Esther 5:2 ‘So it was, when the king saw Queen Esther standing in the court, that she found favour in his sight, and the king held out to Esther the golden sceptre that was in his hand. Then Esther went near and touched the top of the sceptre.’
Queen Esther ‘found favour’ in the sight of the king. He held out his sceptre toward her which signified she could approach him with impunity. He loved her above all others (2:17).
By a stretch of the imagination I can see this episode as a picture of our Lord and King extending His hand towards those he loves and inviting them into His throne room. For Ether entering the king’s court, this was a very bold thing to do, since she had not been summoned by the king, and there was a law prohibiting anyone from doing so without being invited. The penalty was death (Esther 4:11).
The historical account of the life of Esther goes on to explain how her act of faith and boldness saved the Jewish nation from being annihilated (Esther 4:14). Had that happened, Jesus would not have been born of Mary, and there would have been no salvation for the people of God. All of this happened within God’s plan of salvation. Jesus died on the cross to pay for the sins of His people (Romans 5:8, 9). He died and rose from death that they might die in Him spiritually and rise with Him spiritually (Romans 6:11).

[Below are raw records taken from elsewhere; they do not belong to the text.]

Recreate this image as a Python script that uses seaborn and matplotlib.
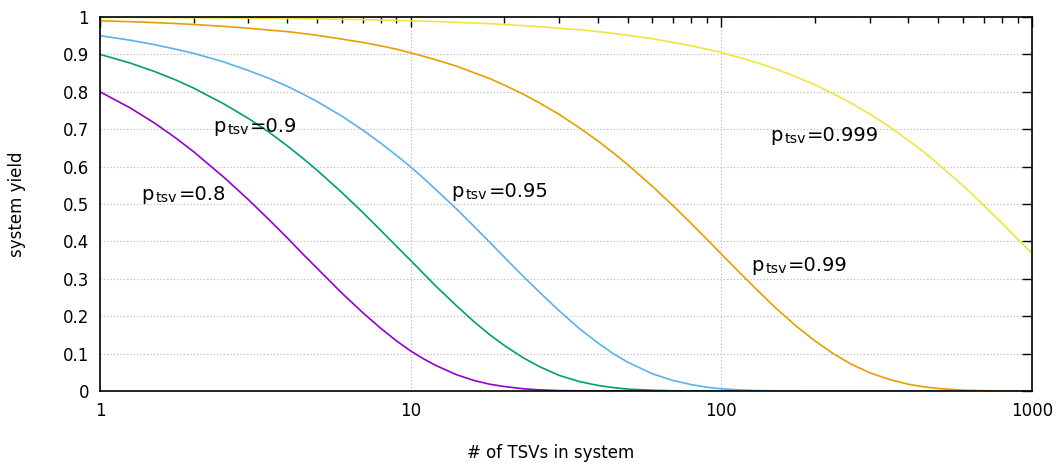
import numpy as np
import pandas as pd
import matplotlib
matplotlib.use('Agg')
import matplotlib.pyplot as plt
import seaborn as sns
from matplotlib.ticker import FixedLocator, LogLocator, NullFormatter

n_tsv = [1, 1.25, 1.5, 1.75, 2, 2.5, 3, 3.5, 4, 4.5, 5, 6, 7, 8, 9, 10, 11, 12, 14, 16,
         18, 20, 23, 26, 30, 35, 40, 45, 50, 60, 70, 80, 90, 100, 115, 130, 150, 175, 200,
         230, 260, 300, 350, 400, 450, 500, 600, 700, 800, 900, 1000]

yield_080 = [0.800, 0.757, 0.716, 0.677, 0.640, 0.572, 0.512, 0.458, 0.410, 0.366, 0.328,
             0.262, 0.210, 0.168, 0.134, 0.107, 0.086, 0.069, 0.044, 0.028,
             0.018, 0.012, 0.006, 0.003, 0.001, 0.0004, 0.0001, 0, 0, 0, 0, 0, 0, 0, 0, 0,
             0, 0, 0, 0, 0, 0, 0, 0, 0, 0, 0, 0, 0, 0, 0]
yield_090 = [0.900, 0.877, 0.854, 0.832, 0.810, 0.768, 0.729, 0.692, 0.656, 0.622, 0.590,
             0.531, 0.478, 0.430, 0.387, 0.349, 0.314, 0.282, 0.229, 0.185,
             0.150, 0.122, 0.089, 0.065, 0.042, 0.025, 0.015, 0.009, 0.005, 0.002, 0.0006,
             0.0002, 0, 0, 0, 0, 0, 0, 0, 0, 0, 0, 0, 0, 0, 0, 0, 0, 0, 0, 0]
yield_095 = [0.950, 0.938, 0.926, 0.914, 0.903, 0.880, 0.857, 0.836, 0.815, 0.794, 0.774,
             0.735, 0.698, 0.663, 0.630, 0.599, 0.569, 0.540, 0.488, 0.440,
             0.397, 0.358, 0.307, 0.264, 0.215, 0.166, 0.129, 0.099, 0.077, 0.046, 0.028,
             0.017, 0.0099, 0.0059, 0.0027, 0.0013, 0.0005, 0.0001, 0, 0, 0, 0, 0, 0, 0,
             0, 0, 0, 0, 0, 0]
yield_099 = [0.990, 0.9875, 0.985, 0.9826, 0.980, 0.975, 0.970, 0.965, 0.961, 0.956, 0.951,
             0.941, 0.932, 0.923, 0.914, 0.904, 0.895, 0.886, 0.869, 0.851,
             0.835, 0.818, 0.794, 0.770, 0.740, 0.703, 0.669, 0.636, 0.605, 0.547, 0.495,
             0.448, 0.405, 0.366, 0.315, 0.271, 0.221, 0.172, 0.134, 0.099, 0.073, 0.049,
             0.030, 0.018, 0.011, 0.0066, 0.0024, 0.0009, 0.0003, 0.0001, 0]
yield_0999 = [0.999, 0.99875, 0.9985, 0.99825, 0.998, 0.9975, 0.997, 0.9965, 0.996, 0.9955,
              0.995, 0.994, 0.993, 0.992, 0.991, 0.990, 0.989, 0.988, 0.986, 0.984,
              0.982, 0.980, 0.977, 0.974, 0.970, 0.966, 0.961, 0.956, 0.951, 0.942, 0.932,
              0.923, 0.914, 0.905, 0.891, 0.878, 0.861, 0.839, 0.819, 0.794, 0.771, 0.741,
              0.705, 0.670, 0.638, 0.606, 0.549, 0.496, 0.449, 0.406, 0.368]

series_names = ['0.8', '0.9', '0.95', '0.99', '0.999']
series_vals = [yield_080, yield_090, yield_095, yield_099, yield_0999]
colors = ['#9400d3', '#009e73', '#56b4e9', '#e69f00', '#f0e442']

# label anchor points (x, baseline y) per curve
label_pos = {'0.8': (1.361, 0.511), '0.9': (2.316, 0.693), '0.95': (13.55, 0.5195),
             '0.99': (124.6, 0.321), '0.999': (143.4, 0.668)}

df = pd.concat([pd.DataFrame({'n': n_tsv, 'yield': v, 'p': name})
                for name, v in zip(series_names, series_vals)])

sns.set_style('white')
plt.rcParams['font.family'] = ['DejaVu Sans']
plt.rcParams['text.color'] = 'black'
plt.rcParams['axes.labelcolor'] = 'black'
plt.rcParams['xtick.color'] = 'black'
plt.rcParams['ytick.color'] = 'black'

fig = plt.figure(figsize=(10.63, 4.63), dpi=100)
ax = fig.add_axes([100/1063, 1 - 391/463, 932/1063, 374/463])

sns.lineplot(data=df, x='n', y='yield', hue='p', palette=colors, legend=False,
             linewidth=1.2, ax=ax)

# "p", subscript "tsv", then "=value", placed as separate pieces
for name in series_names:
    x, y = label_pos[name]
    ax.annotate('p', (x, y), xytext=(0, 0), textcoords='offset points',
                fontsize=14, va='baseline', ha='left')
    ax.annotate('tsv', (x, y), xytext=(10.2, -1.5), textcoords='offset points',
                fontsize=10.2, va='baseline', ha='left')
    ax.annotate('=' + name, (x, y), xytext=(26.6, 0), textcoords='offset points',
                fontsize=14, va='baseline', ha='left')

ax.set_xscale('log')
ax.set_xlim(1, 1000)
ax.set_ylim(0, 1)
ax.xaxis.set_major_locator(FixedLocator([1, 10, 100, 1000]))
ax.set_xticklabels(['1', '10', '100', '1000'])
ax.xaxis.set_minor_locator(LogLocator(base=10, subs=np.arange(2, 10)))
ax.xaxis.set_minor_formatter(NullFormatter())
ax.set_yticks(np.arange(0, 1.01, 0.1))
ax.set_yticklabels(['0', '0.1', '0.2', '0.3', '0.4', '0.5', '0.6', '0.7', '0.8', '0.9', '1'])

ax.grid(True, which='major', color='#b4b4b4', linestyle=(0, (1, 2)), linewidth=0.8)
ax.tick_params(which='major', direction='in', length=7, width=1, top=True, right=True,
               labelsize=12, pad=8)
ax.tick_params(which='minor', direction='in', length=4, width=1, top=True, right=True)
ax.tick_params(axis='y', which='minor', left=False, right=False)
for s in ax.spines.values():
    s.set_color('black')
    s.set_linewidth(1.2)

ax.set_xlabel('# of TSVs in system', fontsize=12)
ax.set_ylabel('system yield', fontsize=12)
ax.xaxis.set_label_coords((551 - 100) / 932, -0.142)
ax.yaxis.set_label_coords(-0.0794, 0.5)

fig.savefig('out.png', dpi=100)
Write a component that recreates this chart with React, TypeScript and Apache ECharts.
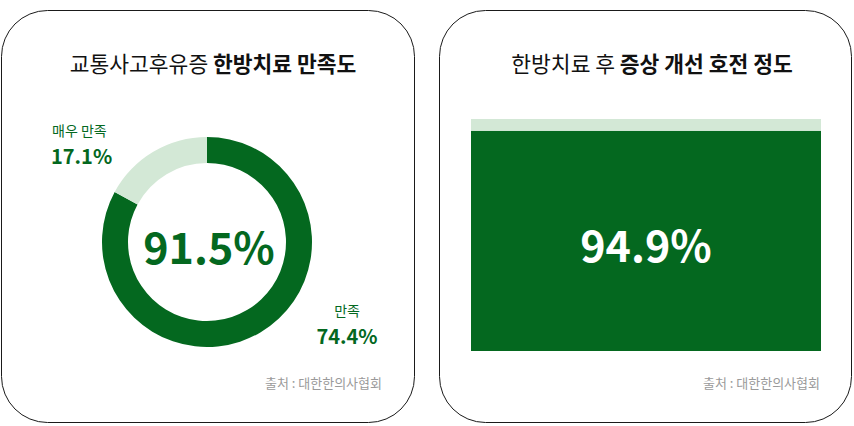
import React, { useEffect, useRef } from 'react';
import * as echarts from 'echarts';

// 교통사고후유증 한방치료 만족도 (ring)
const satisfactionNames = ['만족', '매우 만족'];
const satisfactionValues = [74.4, 17.1];
const satisfactionTotal = 91.5;

// 한방치료 후 증상 개선 호전 정도 (stacked block)
const improvementNames = ['호전', '기타'];
const improvementValues = [94.9, 5.1];

const titles = [
  ['교통사고후유증 ', '한방치료 만족도'],
  ['한방치료 후 ', '증상 개선 호전 정도'],
];
const sourceText = '출처 : 대한한의사협회';

const GREEN = '#04681f';
const LIGHT = '#d3e8d6';
const FONT = '"Noto Sans CJK KR", "Noto Sans", sans-serif';

const App: React.FC = () => {
  const chartRef = useRef<HTMLDivElement>(null);

  useEffect(() => {
    if (!chartRef.current) return;
    const chart = echarts.init(chartRef.current, undefined, { renderer: 'svg' });

    const titleRich = {
      n: { fontSize: 21.5, fontWeight: 400, color: '#111', fontFamily: FONT },
      b: { fontSize: 21.5, fontWeight: 700, color: '#111', fontFamily: FONT },
    };

    // ring: dark part fills everything except the "매우 만족" share
    const ringData = [
      { name: satisfactionNames[0], value: +(100 - satisfactionValues[1]).toFixed(1), itemStyle: { color: GREEN } },
      { name: satisfactionNames[1], value: satisfactionValues[1], itemStyle: { color: LIGHT } },
    ];

    const option: echarts.EChartsOption = {
      animation: false,
      backgroundColor: '#fff',
      title: [
        {
          text: `{n|${titles[0][0]}}{b|${titles[0][1]}}`,
          left: 208,
          top: 47,
          textAlign: 'center',
          textStyle: { rich: titleRich },
        },
        {
          text: `{n|${titles[1][0]}}{b|${titles[1][1]}}`,
          left: 647,
          top: 47,
          textAlign: 'center',
          textStyle: { rich: titleRich },
        },
      ],
      grid: { left: 471, top: 119, width: 350, height: 232, containLabel: false },
      xAxis: { type: 'category', data: ['정도'], show: false },
      yAxis: { type: 'value', min: 0, max: 100, show: false },
      series: [
        {
          type: 'pie',
          center: [207, 242],
          radius: [79, 105],
          startAngle: 90,
          silent: true,
          label: { show: false },
          labelLine: { show: false },
          data: ringData,
        },
        {
          type: 'bar',
          name: improvementNames[0],
          stack: 'all',
          barWidth: '100%',
          silent: true,
          itemStyle: { color: GREEN },
          label: {
            show: true,
            position: 'inside',
            formatter: (p: any) => `${p.value}%`,
            color: '#fff',
            fontSize: 43,
            fontWeight: 700,
            fontFamily: FONT,
            offset: [0, 2],
          },
          data: [improvementValues[0]],
        },
        {
          type: 'bar',
          name: improvementNames[1],
          stack: 'all',
          barWidth: '100%',
          silent: true,
          itemStyle: { color: LIGHT },
          data: [improvementValues[1]],
        },
      ],
      graphic: [
        {
          type: 'rect',
          z: -10,
          shape: { x: 1.5, y: 10.5, width: 413, height: 412, r: 46 },
          style: { fill: '#fff', stroke: '#1a1a1a', lineWidth: 1 },
        },
        {
          type: 'rect',
          z: -10,
          shape: { x: 439.5, y: 10.5, width: 412, height: 412, r: 46 },
          style: { fill: '#fff', stroke: '#1a1a1a', lineWidth: 1 },
        },
        {
          type: 'text',
          z: 100,
          x: 209,
          y: 245,
          style: {
            text: `${satisfactionTotal}%`,
            fill: GREEN,
            font: `700 43px ${FONT}`,
            align: 'center',
            verticalAlign: 'middle',
          },
        },
        {
          type: 'text',
          z: 100,
          x: 52,
          y: 130,
          style: {
            text: satisfactionNames[1],
            fill: GREEN,
            font: `400 14px ${FONT}`,
            align: 'left',
            verticalAlign: 'middle',
          },
        },
        {
          type: 'text',
          z: 100,
          x: 51,
          y: 155,
          style: {
            text: `${satisfactionValues[1]}%`,
            fill: GREEN,
            font: `700 20px ${FONT}`,
            align: 'left',
            verticalAlign: 'middle',
          },
        },
        {
          type: 'text',
          z: 100,
          x: 347,
          y: 310,
          style: {
            text: satisfactionNames[0],
            fill: GREEN,
            font: `400 14px ${FONT}`,
            align: 'center',
            verticalAlign: 'middle',
          },
        },
        {
          type: 'text',
          z: 100,
          x: 347,
          y: 335,
          style: {
            text: `${satisfactionValues[0]}%`,
            fill: GREEN,
            font: `700 20px ${FONT}`,
            align: 'center',
            verticalAlign: 'middle',
          },
        },
        {
          type: 'text',
          z: 100,
          x: 382,
          y: 382,
          style: {
            text: sourceText,
            fill: '#9a9a9a',
            font: `400 13px ${FONT}`,
            align: 'right',
            verticalAlign: 'middle',
          },
        },
        {
          type: 'text',
          z: 100,
          x: 820,
          y: 382,
          style: {
            text: sourceText,
            fill: '#9a9a9a',
            font: `400 13px ${FONT}`,
            align: 'right',
            verticalAlign: 'middle',
          },
        },
      ],
    };

    chart.setOption(option);
    return () => {
      chart.dispose();
    };
  }, []);

  return (
    <div
      ref={chartRef}
      style={{ position: 'fixed', left: 0, top: 0, width: 854, height: 426 }}
    />
  );
};

export default App;
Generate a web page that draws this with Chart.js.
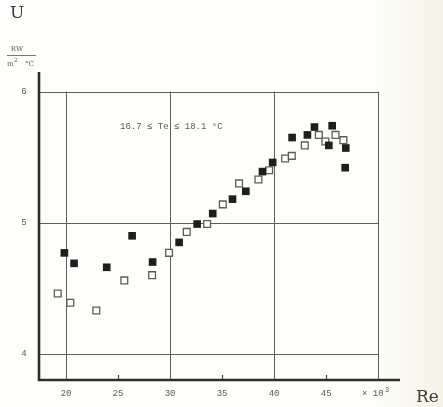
<!DOCTYPE html>
<html>
<head>
<meta charset="utf-8">
<script src="https://cdn.jsdelivr.net/npm/chart.js@4/dist/chart.umd.min.js"></script>
<style>
  html, body { margin: 0; padding: 0; }
  body {
    width: 443px; height: 407px; overflow: hidden;
    background: linear-gradient(to right, #fdfdfb 0%, #fdfdfa 85%, #f9f7ee 93%, #f7f4e7 100%);
  }
  #wrap { position: relative; width: 443px; height: 407px; }
  canvas { display: block; }
</style>
</head>
<body>
<div id="wrap"><canvas id="c" width="443" height="407"></canvas></div>
<script>
// Heat transfer coefficient U versus Reynolds number (x 10^3)
const filledRe = [19.84, 20.77, 23.91, 26.35, 28.32, 30.87, 32.6, 34.1, 36.0, 37.28, 38.88, 39.86, 41.73, 43.2, 43.88, 45.26, 45.58, 46.89, 46.83];
const filledU  = [4.77, 4.69, 4.66, 4.90, 4.70, 4.85, 4.99, 5.07, 5.18, 5.24, 5.39, 5.46, 5.65, 5.67, 5.73, 5.59, 5.74, 5.57, 5.42];
const openRe   = [19.2, 20.41, 22.91, 25.6, 28.27, 29.9, 31.6, 33.56, 35.07, 36.63, 38.49, 39.52, 41.06, 41.7, 42.95, 44.3, 44.93, 45.9, 46.66];
const openU    = [4.46, 4.39, 4.33, 4.56, 4.60, 4.77, 4.93, 4.99, 5.14, 5.30, 5.33, 5.40, 5.49, 5.51, 5.59, 5.67, 5.62, 5.67, 5.63];

const xTickLabels = [20, 25, 30, 35, 40, 45];
const yTickLabels = [4, 5, 6];
const xGridValues = [20, 30, 40, 50];
const xMinorTicks = [25, 35, 45];
const annotationText = '16.7 \u2264 Te \u2264 18.1 \u00B0C';

const toPoints = (xs, ys) => xs.map((x, i) => ({ x: x, y: ys[i] }));

const monoFont = '9px "Liberation Mono", "DejaVu Sans Mono", monospace';
const serifFont = '"DejaVu Serif", "Liberation Serif", serif';

const framePlugin = {
  id: 'frame',
  beforeDatasetsDraw(chart) {
    const { ctx } = chart;
    const xs = chart.scales.x, ys = chart.scales.y;
    const gridTop = ys.getPixelForValue(6);
    const gridRight = xs.getPixelForValue(50);
    const axisX = xs.left, axisY = ys.bottom;
    ctx.save();
    // grid box
    ctx.strokeStyle = '#5e5e5e';
    ctx.lineWidth = 1;
    xGridValues.forEach(v => {
      const px = Math.round(xs.getPixelForValue(v)) + 0.5;
      ctx.beginPath(); ctx.moveTo(px, gridTop); ctx.lineTo(px, axisY); ctx.stroke();
    });
    yTickLabels.forEach(v => {
      const py = Math.round(ys.getPixelForValue(v)) + 0.5;
      ctx.beginPath(); ctx.moveTo(axisX, py); ctx.lineTo(gridRight + 1, py); ctx.stroke();
    });
    // minor ticks on the x axis
    ctx.strokeStyle = '#444';
    ctx.lineWidth = 1.2;
    xMinorTicks.forEach(v => {
      const px = Math.round(xs.getPixelForValue(v)) + 0.5;
      ctx.beginPath(); ctx.moveTo(px, axisY - 5); ctx.lineTo(px, axisY); ctx.stroke();
    });
    // thick axes
    ctx.strokeStyle = '#2e2e2e';
    ctx.lineWidth = 2.6;
    ctx.beginPath(); ctx.moveTo(axisX, ys.top); ctx.lineTo(axisX, axisY); ctx.lineTo(xs.right, axisY); ctx.stroke();
    ctx.restore();
  },
  afterDraw(chart) {
    const { ctx } = chart;
    const xs = chart.scales.x, ys = chart.scales.y;
    ctx.save();
    ctx.fillStyle = '#5a5a5a';
    ctx.font = monoFont;
    ctx.textBaseline = 'middle';
    ctx.textAlign = 'center';
    xTickLabels.forEach(v => ctx.fillText(String(v), xs.getPixelForValue(v), 394));
    yTickLabels.forEach(v => ctx.fillText(String(v), 24, ys.getPixelForValue(v)));
    // multiplier
    ctx.textAlign = 'left';
    ctx.fillText('\u00D7 10', 362, 394);
    ctx.font = '7px "Liberation Mono", "DejaVu Sans Mono", monospace';
    ctx.fillText('3', 385, 390);
    // annotation
    ctx.font = monoFont;
    ctx.fillText(annotationText, 120, 127);
    // unit fraction
    ctx.font = '7px ' + serifFont;
    ctx.textAlign = 'center';
    ctx.fillText('RW', 17, 49);
    ctx.strokeStyle = '#555';
    ctx.lineWidth = 0.8;
    ctx.beginPath(); ctx.moveTo(7, 55.5); ctx.lineTo(36, 55.5); ctx.stroke();
    ctx.textAlign = 'left';
    ctx.fillText('m', 7, 64);
    ctx.font = '6px ' + serifFont;
    ctx.fillText('2', 14, 60);
    ctx.font = '7px ' + serifFont;
    ctx.fillText('\u00B0C', 25, 64);
    // axis titles
    ctx.fillStyle = '#3a3a3a';
    ctx.font = '17px ' + serifFont;
    ctx.fillText('U', 10, 14);
    ctx.font = '17px ' + serifFont;
    ctx.fillText('Re', 416, 398);
    ctx.restore();
  }
};

new Chart(document.getElementById('c'), {
  type: 'scatter',
  data: {
    datasets: [
      {
        label: 'filled',
        data: toPoints(filledRe, filledU),
        pointStyle: 'rect',
        pointRadius: 5.4,
        pointHoverRadius: 5.4,
        backgroundColor: '#1e1e1e',
        borderColor: '#1e1e1e',
        borderWidth: 0,
        order: 0
      },
      {
        label: 'open',
        data: toPoints(openRe, openU),
        pointStyle: 'rect',
        pointRadius: 4.8,
        pointHoverRadius: 4.8,
        backgroundColor: '#ffffff',
        borderColor: '#5c5c5c',
        borderWidth: 1.3,
        order: 1
      }
    ]
  },
  options: {
    responsive: false,
    animation: false,
    events: [],
    layout: { padding: { left: 39, right: 43, top: 72, bottom: 27 } },
    plugins: { legend: { display: false }, tooltip: { enabled: false }, title: { display: false } },
    scales: {
      x: { type: 'linear', min: 17.4, max: 52.1, display: false },
      y: { type: 'linear', min: 3.8, max: 6.15, display: false }
    }
  },
  plugins: [framePlugin]
});
</script>
</body>
</html>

Having risen with Him in this life (Romans 6:4; Colossians 2:12) we [believers] dwell with Him in His heavenly kingdom, because we ‘found favour’ in His sight. Metaphorically He held out His golden sceptre towards us and summoned us into His presence. He gave us faith (Ephesians 2:8,9) and boldness to enter His courts. He chose us and placed us in Him (Ephesians 1:4). We know Him as our King (Psalm 145:1) who sits in splendour at the righthand of the Father (Colossians 3:1, 3) who dwells in the Holy of Holies. All of this, as we know it now, is a foretaste of what is to come. We cannot imagine the true magnificence of our new life after our physical death, when our souls have risen to be with Jesus, and more-so when our souls are united with our new bodies. Words of this world cannot describe what it will be like in the presence of the eternal God. When Paul the Apostle was ‘caught up to the third heaven’, i.e., the Paradise of God, he ‘heard inexpressible words which it is not lawful for a man to utter’ (2 Corinthians 12:2-4).’
The Bible describes the splendour of the earthly *temples of God built by human craftsmen, and we are awed by their beauty and riches. How much more shall we be amazed at the glorious Temple in the new heaven spoken of in the Book of Revelation; that is ‘the Lord God Almighty and the Lamb (Revelation 21:22).’